**Directions**
Look for the string "with" in the lines and copy each line that has it.

**Input records**
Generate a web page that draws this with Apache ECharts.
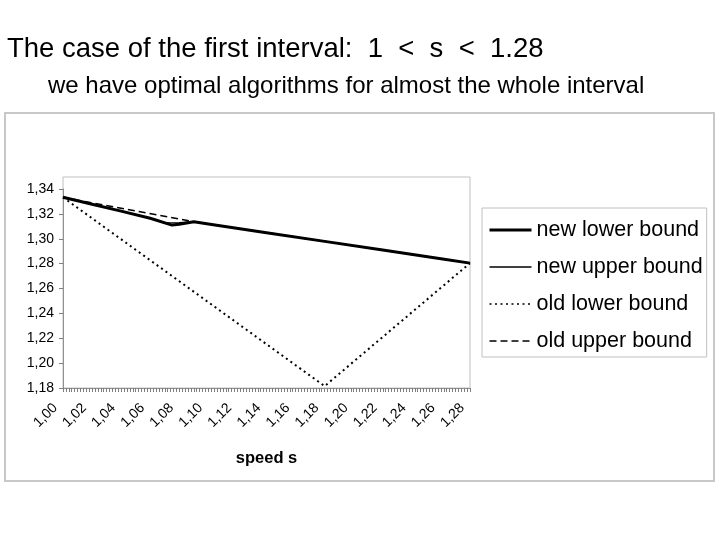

==

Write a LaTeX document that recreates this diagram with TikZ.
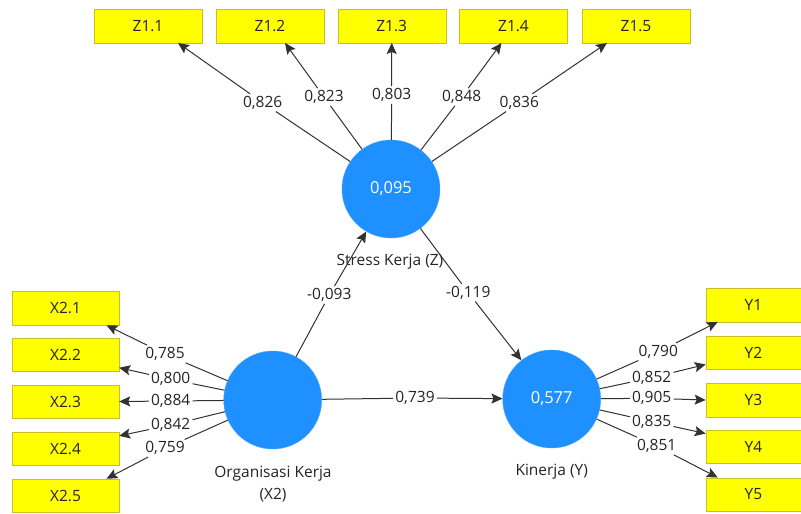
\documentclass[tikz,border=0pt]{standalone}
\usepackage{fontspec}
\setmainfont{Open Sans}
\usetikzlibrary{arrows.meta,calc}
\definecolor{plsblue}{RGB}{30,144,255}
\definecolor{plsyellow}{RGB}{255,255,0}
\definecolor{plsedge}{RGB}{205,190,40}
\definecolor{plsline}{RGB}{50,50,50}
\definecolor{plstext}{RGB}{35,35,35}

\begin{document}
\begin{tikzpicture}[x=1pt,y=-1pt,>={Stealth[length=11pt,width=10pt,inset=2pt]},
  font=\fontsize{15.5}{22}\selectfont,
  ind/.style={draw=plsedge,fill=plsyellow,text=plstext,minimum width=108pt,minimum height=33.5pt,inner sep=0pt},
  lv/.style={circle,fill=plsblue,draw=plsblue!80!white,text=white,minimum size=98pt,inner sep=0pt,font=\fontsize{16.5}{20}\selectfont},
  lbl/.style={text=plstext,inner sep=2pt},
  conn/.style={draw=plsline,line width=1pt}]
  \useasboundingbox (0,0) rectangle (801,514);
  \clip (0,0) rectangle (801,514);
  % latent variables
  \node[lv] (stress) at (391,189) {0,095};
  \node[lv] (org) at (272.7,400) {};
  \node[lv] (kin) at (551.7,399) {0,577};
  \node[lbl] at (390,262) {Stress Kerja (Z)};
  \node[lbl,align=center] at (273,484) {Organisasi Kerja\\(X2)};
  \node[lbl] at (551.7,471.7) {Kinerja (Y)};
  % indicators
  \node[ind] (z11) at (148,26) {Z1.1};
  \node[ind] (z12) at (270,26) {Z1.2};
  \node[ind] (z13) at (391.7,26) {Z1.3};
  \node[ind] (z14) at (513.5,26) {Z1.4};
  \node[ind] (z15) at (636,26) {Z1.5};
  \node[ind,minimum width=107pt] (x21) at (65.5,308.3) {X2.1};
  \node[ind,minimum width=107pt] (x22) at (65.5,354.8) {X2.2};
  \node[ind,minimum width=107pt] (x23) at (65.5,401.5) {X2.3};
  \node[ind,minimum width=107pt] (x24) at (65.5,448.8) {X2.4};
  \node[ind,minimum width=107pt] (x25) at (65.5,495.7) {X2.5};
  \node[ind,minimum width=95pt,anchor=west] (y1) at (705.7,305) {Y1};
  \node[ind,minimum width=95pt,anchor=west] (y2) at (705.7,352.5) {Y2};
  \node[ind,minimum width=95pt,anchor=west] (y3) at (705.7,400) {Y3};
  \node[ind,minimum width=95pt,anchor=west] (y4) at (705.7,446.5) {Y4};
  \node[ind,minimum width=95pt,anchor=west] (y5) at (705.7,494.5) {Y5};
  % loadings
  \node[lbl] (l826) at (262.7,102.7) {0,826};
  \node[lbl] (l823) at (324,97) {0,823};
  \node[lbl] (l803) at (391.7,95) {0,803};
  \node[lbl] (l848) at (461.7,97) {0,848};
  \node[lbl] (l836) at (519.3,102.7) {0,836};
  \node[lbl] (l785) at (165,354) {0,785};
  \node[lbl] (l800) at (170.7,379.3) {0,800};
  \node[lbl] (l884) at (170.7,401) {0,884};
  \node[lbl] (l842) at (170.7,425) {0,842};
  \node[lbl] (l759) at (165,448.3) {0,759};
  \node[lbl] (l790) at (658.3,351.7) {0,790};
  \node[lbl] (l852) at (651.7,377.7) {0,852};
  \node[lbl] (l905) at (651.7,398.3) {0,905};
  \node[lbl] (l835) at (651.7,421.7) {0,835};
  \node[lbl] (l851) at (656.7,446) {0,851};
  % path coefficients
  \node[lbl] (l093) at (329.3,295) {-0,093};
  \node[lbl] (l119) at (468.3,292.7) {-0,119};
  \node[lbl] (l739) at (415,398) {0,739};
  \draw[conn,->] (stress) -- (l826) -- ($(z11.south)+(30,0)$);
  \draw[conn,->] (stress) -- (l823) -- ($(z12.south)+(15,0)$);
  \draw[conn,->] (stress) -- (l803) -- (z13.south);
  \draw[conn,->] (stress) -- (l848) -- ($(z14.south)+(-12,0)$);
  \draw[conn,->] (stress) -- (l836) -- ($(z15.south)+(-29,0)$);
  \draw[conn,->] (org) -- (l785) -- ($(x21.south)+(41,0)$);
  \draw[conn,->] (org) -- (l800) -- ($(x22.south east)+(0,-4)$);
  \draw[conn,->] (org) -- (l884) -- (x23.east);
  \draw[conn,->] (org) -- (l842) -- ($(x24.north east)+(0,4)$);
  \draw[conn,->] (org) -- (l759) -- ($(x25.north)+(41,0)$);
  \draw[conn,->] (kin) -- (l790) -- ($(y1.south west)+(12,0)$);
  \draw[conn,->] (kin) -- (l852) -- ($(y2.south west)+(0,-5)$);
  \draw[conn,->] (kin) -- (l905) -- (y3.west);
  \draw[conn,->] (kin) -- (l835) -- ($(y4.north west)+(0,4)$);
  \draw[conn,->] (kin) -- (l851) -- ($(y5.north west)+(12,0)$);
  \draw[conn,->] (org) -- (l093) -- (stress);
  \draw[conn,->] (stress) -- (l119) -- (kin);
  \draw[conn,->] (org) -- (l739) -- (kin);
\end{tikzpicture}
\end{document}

**Problem solution**
Generate a web page that draws this with Apache ECharts.
Write a LaTeX document that recreates this diagram with TikZ.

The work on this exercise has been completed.